Après la loi « El Khomri », la loi « Pénicaud » a mis le feu aux relations entre pouvoir politique et organisations syndicales. Ces lois continuent d’animer le débat national comme si, à elles seules elles allaient déterminer l’avenir des salariés. Certes, cet embrasement est diversement alimenté et perd sans doute en intensité. Néanmoins, le sentiment domine que c’est autour de ce « code » que se joue l’avenir du travail et donc celui des salariés. C’est là une vision juridique classique. Elle a du sens puisque c’est bien la loi qui définit les règles régissant les relations entre les acteurs concernés. Et cependant, cette vision, là comme dans d’autres domaines, est partielle.

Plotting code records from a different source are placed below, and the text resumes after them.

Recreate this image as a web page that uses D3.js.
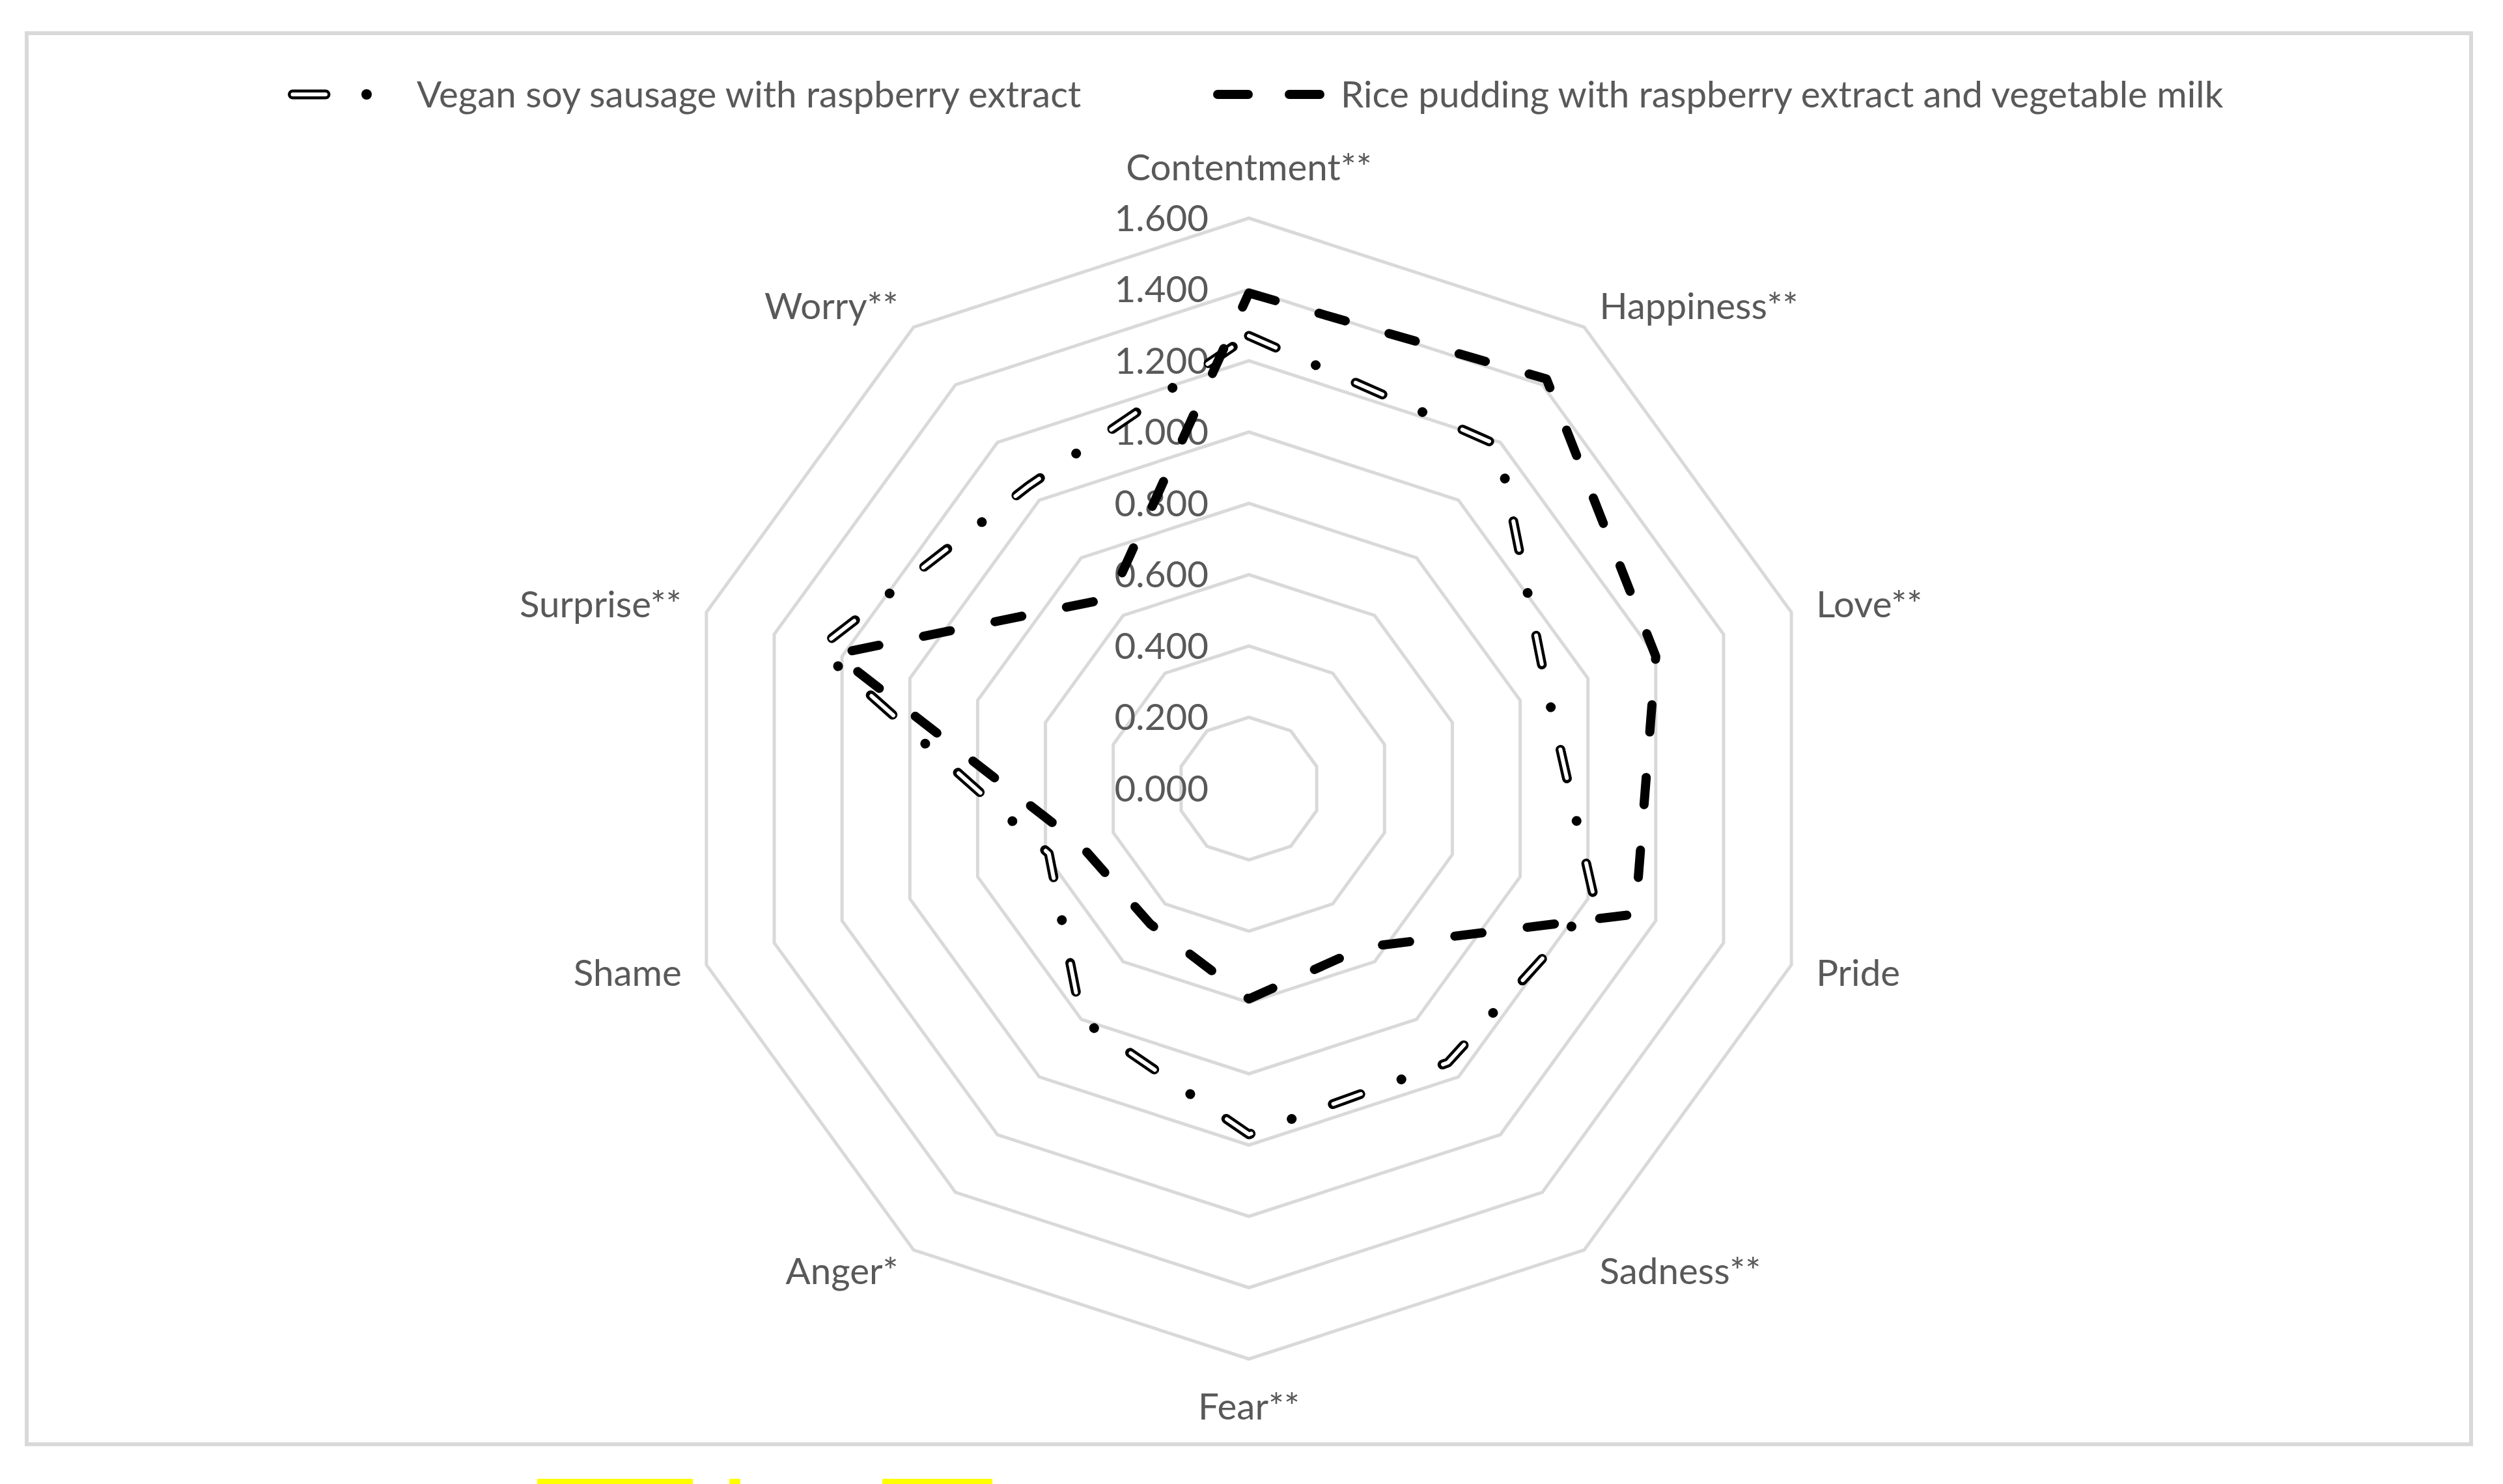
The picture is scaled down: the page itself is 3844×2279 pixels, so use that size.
<!DOCTYPE html>
<html>
<head>
<meta charset="utf-8">
<script src="https://cdn.jsdelivr.net/npm/d3@7"></script>
<style>
  body { margin: 0; background: #fff; }
  text { font-family: Lato, "Open Sans", sans-serif; fill: #595959; }
</style>
</head>
<body>
<div id="radar"></div>
<script>
// emotions around the radar, clockwise from the top
const emotions = [
  "Contentment**", "Happiness**", "Love**", "Pride", "Sadness**",
  "Fear**", "Anger*", "Shame", "Surprise**", "Worry**"
];
const veganSausage = [1.27, 1.19, 0.88, 1.02, 0.95, 0.97, 0.80, 0.59, 1.27, 1.05];
const ricePudding = [1.39, 1.42, 1.20, 1.14, 0.55, 0.59, 0.47, 0.50, 1.22, 0.66];
const seriesNames = [
  "Vegan soy sausage with raspberry extract",
  "Rice pudding with raspberry extract and vegetable milk"
];
const ringTicks = [0, 0.2, 0.4, 0.6, 0.8, 1.0, 1.2, 1.4, 1.6];

class RadarChart {
  constructor() {
    this.config = {
      parentElement: "#radar",
      width: 3844,
      height: 2279,
      cx: 1918,
      cy: 1211,
      radius: 876,
      fontSize: 56.5,
    };
    this.initVis();
  }

  initVis() {
    const vis = this;
    const c = vis.config;

    vis.svg = d3
      .select(c.parentElement)
      .append("svg")
      .attr("width", c.width)
      .attr("height", c.height);

    vis.svg.append("rect")
      .attr("width", c.width).attr("height", c.height).attr("fill", "#fff");

    // chart frame
    vis.svg.append("rect")
      .attr("x", 41).attr("y", 51)
      .attr("width", 3754).attr("height", 2167)
      .attr("fill", "none")
      .attr("stroke", "#d9d9d9")
      .attr("stroke-width", 6);

    // yellow highlight bits under the frame
    [[825, 239], [1120, 17], [1355, 169]].forEach(([x, w]) => {
      vis.svg.append("rect")
        .attr("x", x).attr("y", 2271).attr("width", w).attr("height", 9)
        .attr("fill", "#ffff00");
    });

    vis.chart = vis.svg.append("g")
      .attr("transform", `translate(${c.cx},${c.cy})`);

    vis.r = d3.scaleLinear().domain([0, 1.6]).range([0, c.radius]);
    vis.angle = d3.scaleLinear()
      .domain([0, emotions.length])
      .range([0, 2 * Math.PI]);

    vis.radial = d3.lineRadial()
      .angle((d, i) => vis.angle(i))
      .radius((d) => vis.r(d))
      .curve(d3.curveLinearClosed);

    vis.updateVis();
  }

  updateVis() {
    const vis = this;
    const c = vis.config;

    // grid rings
    vis.chart.selectAll(".ring")
      .data(ringTicks.filter((t) => t > 0))
      .join("path")
      .attr("class", "ring")
      .attr("d", (t) => vis.radial(emotions.map(() => t)))
      .attr("fill", "none")
      .attr("stroke", "#d9d9d9")
      .attr("stroke-width", 5);

    // value labels up the top axis
    vis.chart.selectAll(".tick-label")
      .data(ringTicks)
      .join("text")
      .attr("class", "tick-label")
      .attr("x", -62)
      .attr("y", (t) => -vis.r(t))
      .attr("dy", "0.35em")
      .attr("text-anchor", "end")
      .style("font-size", c.fontSize + "px")
      .text(d3.format(".3f"));

    // category labels
    vis.chart.selectAll(".cat-label")
      .data(emotions)
      .join("text")
      .attr("class", "cat-label")
      .each(function (d, i) {
        const a = vis.angle(i);
        const rr = c.radius + 40;
        const sx = Math.sin(a), cy = Math.cos(a);
        let y = -rr * cy;
        if (cy > 0.99) y -= 38;
        if (cy < -0.99) y += 33;
        d3.select(this)
          .attr("x", rr * sx)
          .attr("y", y)
          .attr("dy", "0.35em")
          .attr("text-anchor", sx > 0.01 ? "start" : sx < -0.01 ? "end" : "middle");
      })
      .style("font-size", c.fontSize + "px")
      .text((d) => d);

    // vegan series: hollow dash + dot
    vis.chart.append("path")
      .attr("d", vis.radial(veganSausage))
      .attr("fill", "none")
      .attr("stroke", "#000")
      .attr("stroke-width", 15)
      .attr("stroke-linecap", "round")
      .attr("stroke-linejoin", "round")
      .attr("stroke-dasharray", "45 67 0.1 67");
    vis.chart.append("path")
      .attr("d", vis.radial(veganSausage))
      .attr("fill", "none")
      .attr("stroke", "#fff")
      .attr("stroke-width", 6)
      .attr("stroke-linecap", "round")
      .attr("stroke-linejoin", "round")
      .attr("stroke-dasharray", "45 134");

    // rice pudding series: long dash
    vis.chart.append("path")
      .attr("d", vis.radial(ricePudding))
      .attr("fill", "none")
      .attr("stroke", "#000")
      .attr("stroke-width", 14)
      .attr("stroke-linecap", "round")
      .attr("stroke-linejoin", "round")
      .attr("stroke-dasharray", "42 70");

    // legend
    const ly = 145;
    const legend = vis.svg.append("g").attr("class", "legend");
    legend.append("path")
      .attr("d", `M449.5,${ly}H500`)
      .attr("stroke", "#000").attr("stroke-width", 15)
      .attr("stroke-linecap", "round");
    legend.append("path")
      .attr("d", `M449.5,${ly}H500`)
      .attr("stroke", "#fff").attr("stroke-width", 6)
      .attr("stroke-linecap", "round");
    legend.append("circle")
      .attr("cx", 563).attr("cy", ly).attr("r", 8)
      .attr("fill", "#000");
    legend.append("text")
      .attr("x", 640).attr("y", ly).attr("dy", "0.35em")
      .style("font-size", c.fontSize + "px")
      .text(seriesNames[0]);

    legend.append("path")
      .attr("d", `M1870,${ly}H2028`)
      .attr("stroke", "#000").attr("stroke-width", 14)
      .attr("stroke-linecap", "round")
      .attr("stroke-dasharray", "47 63");
    legend.append("text")
      .attr("x", 2059).attr("y", ly).attr("dy", "0.35em")
      .style("font-size", c.fontSize + "px")
      .text(seriesNames[1]);
  }
}

new RadarChart();
</script>
</body>
</html>
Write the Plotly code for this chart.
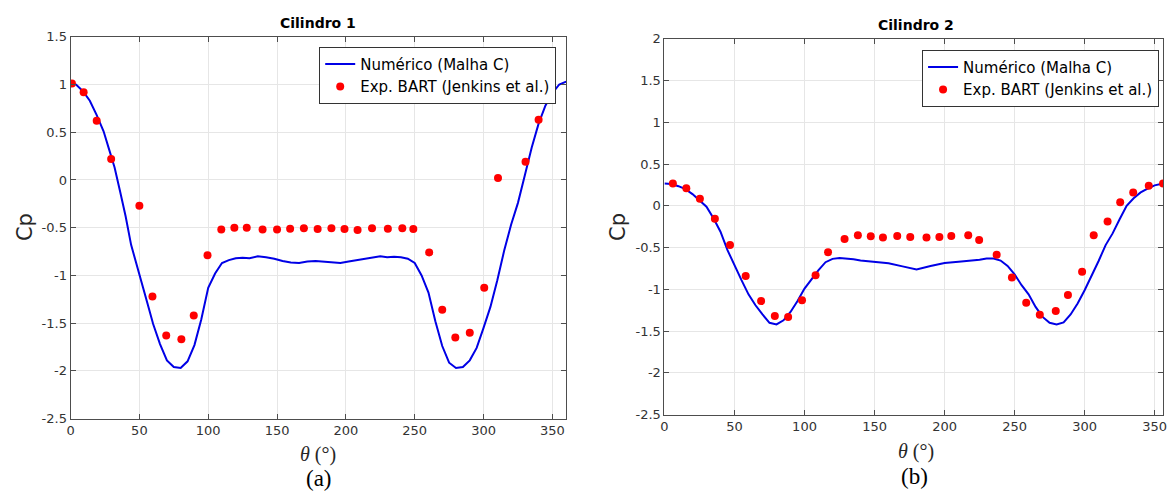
import plotly.graph_objects as go

# ---------------- data ----------------
# Cilindro 1 – numerical (Malha C)
th1_num = [0, 4, 9, 14, 19, 24, 28, 32, 36, 40, 44, 48, 52, 56, 60, 65, 70, 75, 80, 85,
           90, 95, 100, 105, 110, 115, 120, 125, 130, 136, 142, 148, 154, 160, 166, 172,
           178, 184, 190, 196, 202, 208, 214, 220, 225, 230, 235, 240, 245, 250, 255,
           260, 265, 270, 275, 280, 285, 290, 295, 300, 305, 310, 315, 320, 325, 330,
           335, 340, 345, 350, 355, 360]
cp1_num = [1.02, 1.00, 0.93, 0.83, 0.68, 0.51, 0.32, 0.13, -0.12, -0.38, -0.68, -0.88,
           -1.10, -1.30, -1.51, -1.72, -1.89, -1.96, -1.97, -1.90, -1.73, -1.46, -1.13,
           -0.98, -0.87, -0.84, -0.82, -0.815, -0.82, -0.80, -0.81, -0.825, -0.85,
           -0.865, -0.87, -0.855, -0.85, -0.855, -0.865, -0.87, -0.855, -0.84, -0.82,
           -0.805, -0.80, -0.81, -0.805, -0.81, -0.825, -0.87, -1.00, -1.18, -1.48,
           -1.74, -1.915, -1.97, -1.96, -1.89, -1.76, -1.55, -1.33, -1.05, -0.74,
           -0.47, -0.24, 0.05, 0.34, 0.59, 0.78, 0.91, 1.00, 1.03]

# Cilindro 1 – experimental (BART, Jenkins et al.)
th1_exp = [1, 9.5, 19, 29.5, 50, 59.5, 69.5, 80.5, 89.5, 99.5, 109.5, 119, 128, 139.5,
           150, 159.5, 169.5, 179.5, 189.5, 199, 208.5, 219, 230.5, 241, 249, 260.5,
           270, 279.5, 290, 300.5, 310.5, 330.5, 340, 349.5]
cp1_exp = [1.01, 0.92, 0.62, 0.22, -0.27, -1.22, -1.63, -1.67, -1.42, -0.79, -0.52,
           -0.50, -0.50, -0.52, -0.52, -0.51, -0.505, -0.515, -0.505, -0.515, -0.525,
           -0.505, -0.51, -0.505, -0.515, -0.76, -1.36, -1.65, -1.60, -1.13, 0.02,
           0.19, 0.63, 0.92]

# Cilindro 2 – numerical (Malha C)
th2_num = [0, 5, 10, 15, 20, 25, 30, 35, 40, 45, 50, 55, 60, 65, 70, 75, 80, 85, 90, 95,
           100, 105, 110, 115, 120, 125, 130, 135, 140, 145, 150, 160, 170, 180, 190,
           200, 210, 220, 225, 230, 235, 240, 245, 250, 255, 260, 265, 270, 275, 280,
           285, 290, 295, 300, 305, 310, 315, 320, 325, 330, 335, 340, 345, 350, 356]
cp2_num = [0.266, 0.26, 0.235, 0.20, 0.14, 0.07, -0.01, -0.15, -0.31, -0.53, -0.72,
           -0.89, -1.06, -1.19, -1.30, -1.40, -1.42, -1.37, -1.27, -1.14, -0.99, -0.88,
           -0.77, -0.675, -0.635, -0.625, -0.628, -0.64, -0.655, -0.665, -0.67, -0.687,
           -0.725, -0.762, -0.72, -0.685, -0.67, -0.655, -0.645, -0.63, -0.63, -0.655,
           -0.72, -0.82, -0.95, -1.06, -1.21, -1.33, -1.40, -1.42, -1.395, -1.30,
           -1.17, -1.01, -0.84, -0.66, -0.47, -0.33, -0.16, 0.0, 0.09, 0.16, 0.205,
           0.245, 0.266]

# Cilindro 2 – experimental
th2_exp = [6, 15.6, 25.3, 36, 46.8, 58, 69, 78.8, 88.3, 98.2, 107.9, 116.8, 128.6,
           138.1, 147.3, 156, 166.2, 175.5, 187.1, 196.3, 204.8, 216.9, 224.7, 237.2,
           248.1, 258.3, 268, 279.4, 288.1, 298.2, 306.5, 316.4, 325.4, 334.7, 345.8, 356]
cp2_exp = [0.266, 0.21, 0.084, -0.156, -0.47, -0.84, -1.14, -1.32, -1.33, -1.13, -0.83,
           -0.555, -0.396, -0.353, -0.365, -0.38, -0.36, -0.373, -0.38, -0.373, -0.36,
           -0.353, -0.41, -0.587, -0.857, -1.16, -1.305, -1.26, -1.066, -0.79, -0.353,
           -0.187, 0.042, 0.16, 0.24, 0.266]

x_ticks = [0, 50, 100, 150, 200, 250, 300, 350]
y1_ticks = [-2.5, -2, -1.5, -1, -0.5, 0, 0.5, 1, 1.5]
y2_ticks = [-2.5, -2, -1.5, -1, -0.5, 0, 0.5, 1, 1.5, 2]

name_num = "Numérico (Malha C)"
name_exp = "Exp. BART (Jenkins et al.)"
titles = ["Cilindro 1", "Cilindro 2"]
panel_labels = ["(a)", "(b)"]


def fmt(v):
    return ("%g" % v)


W, H = 1173, 500
BLUE = "#0000e6"
RED = "#ff0000"

fig = go.Figure()

fig.add_trace(go.Scatter(x=th1_num, y=cp1_num, mode="lines", name=name_num,
                         line=dict(color=BLUE, width=2), xaxis="x", yaxis="y",
                         legend="legend"))
fig.add_trace(go.Scatter(x=th1_exp, y=cp1_exp, mode="markers", name=name_exp,
                         marker=dict(color=RED, size=8), xaxis="x", yaxis="y",
                         legend="legend"))
fig.add_trace(go.Scatter(x=th2_num, y=cp2_num, mode="lines", name=name_num,
                         line=dict(color=BLUE, width=2), xaxis="x2", yaxis="y2",
                         legend="legend2"))
fig.add_trace(go.Scatter(x=th2_exp, y=cp2_exp, mode="markers", name=name_exp,
                         marker=dict(color=RED, size=8), xaxis="x2", yaxis="y2",
                         legend="legend2"))

axis_common = dict(showline=True, linecolor="#4d4d4d", linewidth=1, mirror="ticks",
                   ticks="inside", ticklen=5, tickcolor="#4d4d4d",
                   showgrid=True, gridcolor="#e6e6e6", gridwidth=1, zeroline=False,
                   tickfont=dict(family="DejaVu Sans", size=13, color="#333333"))

def px_x(p):
    return p / W

def px_y(p):
    return 1 - p / H

leg_font = dict(family="DejaVu Sans", size=15, color="black")

fig.update_layout(
    width=W, height=H, margin=dict(l=0, r=0, t=0, b=0),
    paper_bgcolor="white", plot_bgcolor="white", showlegend=True,
    xaxis=dict(domain=[px_x(67), px_x(566)], range=[0, 360], anchor="y",
               tickvals=x_ticks, ticktext=[fmt(v) for v in x_ticks], **axis_common),
    yaxis=dict(domain=[px_y(424.3), px_y(30.7)], range=[-2.5, 1.5], anchor="x",
               tickvals=y1_ticks, ticktext=[fmt(v) for v in y1_ticks], **axis_common),
    xaxis2=dict(domain=[px_x(665), px_x(1167)], range=[0, 356], anchor="y2",
                tickvals=x_ticks, ticktext=[fmt(v) for v in x_ticks], **axis_common),
    yaxis2=dict(domain=[px_y(420.3), px_y(32.7)], range=[-2.5, 2], anchor="x2",
                tickvals=y2_ticks, ticktext=[fmt(v) for v in y2_ticks], **axis_common),
    legend=dict(x=px_x(556), y=px_y(41), xanchor="right", yanchor="top",
                bgcolor="white", bordercolor="#333333", borderwidth=1,
                font=leg_font, tracegroupgap=0, itemwidth=30),
    legend2=dict(x=px_x(1163), y=px_y(44), xanchor="right", yanchor="top",
                 bgcolor="white", bordercolor="#333333", borderwidth=1,
                 font=leg_font, tracegroupgap=0, itemwidth=30),
)

ann = []
for t, cx, cy in [(titles[0], 316, 17), (titles[1], 918, 19)]:
    ann.append(dict(text="<b>%s</b>" % t, x=px_x(cx), y=px_y(cy), xref="paper", yref="paper",
                    showarrow=False, xanchor="center", yanchor="middle",
                    font=dict(family="DejaVu Sans", size=14, color="black")))
for cx in [21, 618]:
    ann.append(dict(text="Cp", x=px_x(cx), y=px_y(227), xref="paper", yref="paper",
                    showarrow=False, xanchor="center", yanchor="middle", textangle=-90,
                    font=dict(family="DejaVu Sans", size=21, color="#262626")))
for cx, cy in [(316, 461), (918, 458)]:
    ann.append(dict(text="<i>θ</i> (°)", x=px_x(cx), y=px_y(cy), xref="paper", yref="paper",
                    showarrow=False, xanchor="center", yanchor="middle",
                    font=dict(family="Liberation Serif", size=20, color="#262626")))
for t, cx, cy in [(panel_labels[0], 317, 486), (panel_labels[1], 917, 484)]:
    ann.append(dict(text=t, x=px_x(cx), y=px_y(cy), xref="paper", yref="paper",
                    showarrow=False, xanchor="center", yanchor="middle",
                    font=dict(family="Liberation Serif", size=23, color="black")))
fig.update_layout(annotations=ann)

fig.write_html("out.html")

Car si les conditions du travail ont profondément évolué depuis près d’un demi-siècle, non seulement le droit du travail n’y est pas pour grand-chose, mais encore il n’y peut pas grand-chose. Résumons : l’ouverture des marchés – ce que l’on appelle la « mondialisation » – a amené les entreprises à faire face à des exigences croissantes de leurs clients. C’est le fameux « plus pour moins » auquel elles ont dû répondre en trouvant une variable d’ajustement permettant de résoudre cette quadrature du cercle. C’est à l’organisation du travail qu’a été dévolu ce rôle, amenant les entreprises à passer d’un taylorisme classique – pourtant toujours bien présent – défini par un travail segmenté et séquentiel, à des modes beaucoup plus collaboratifs et coopératifs illustrés au quotidien par la mise en valeur de « projets ».

Taylorisme protecteur

Mais personne n’avait sans doute anticipé que le bon vieux taylorisme, cible de toutes les critiques des intellectuels, constituait pour les salariés, une solide protection face au client d’une part et face aux « autres » d’autre part, les salariés voisins de bureau ou situés à l’autre bout du monde, avec lesquels la segmentation n’obligeait pas à se confronter en permanence. Ce faisant, en utilisant un vocabulaire positif et en lançant des messages enthousiastes, on a en réalité « déprotégé » le travail bien plus que les lois précitées ne l’ont fait ou vont le permettre. Le travail est devenu dur, très dur, non pas physiquement, mais moralement, émotionnellement, amenant l’apparition du fameux burn-out et provoquant, pour un nombre toujours croissant de salariés, des stratégies de retrait qui ont conduit les entreprises, en désespoir de cause, à faire de « l’engagement » de leurs salariés une de leurs valeurs prioritaires.

Dégradation du travail

Ce n’est pas le moindre des paradoxes de notre société, dans le domaine du travail comme dans bien d’autres : on se bat pour ou contre les lois parce qu’elles sont visibles et tangibles. On en dissèque à l’envi les contenus, les pièges et les sous-entendus. Mais ce qui fait la réalité de la vie quotidienne dans les organisations, ce qui éventuellement provoque une souffrance pourtant maintes fois analysée et décrite, demeure dans une relative indifférence. Bien qu’étant les premiers employeurs du pays, les pouvoirs publics sont difficiles à mobiliser sur de tels sujets. De façon plus surprenante, même les organisations syndicales ne s’intéressent que moyennement à cette évolution phénoménale. À ce jour, elles ne semblent pas avoir trouvé les bonnes réponses à la dégradation organisationnelle du travail et se crispent sur un juridisme étroit, mais qui a au moins l’avantage d’être clairement identifiable. Les milieux syndicaux n’ont pas encore pris conscience que tout ne se joue pas autour du droit, tant s’en faut. Ce faisant, ils mènent, à n’en pas douter, un combat important, mais dont il faut affirmer à nouveau qu’il passe pour le moment à côté de l’essentiel.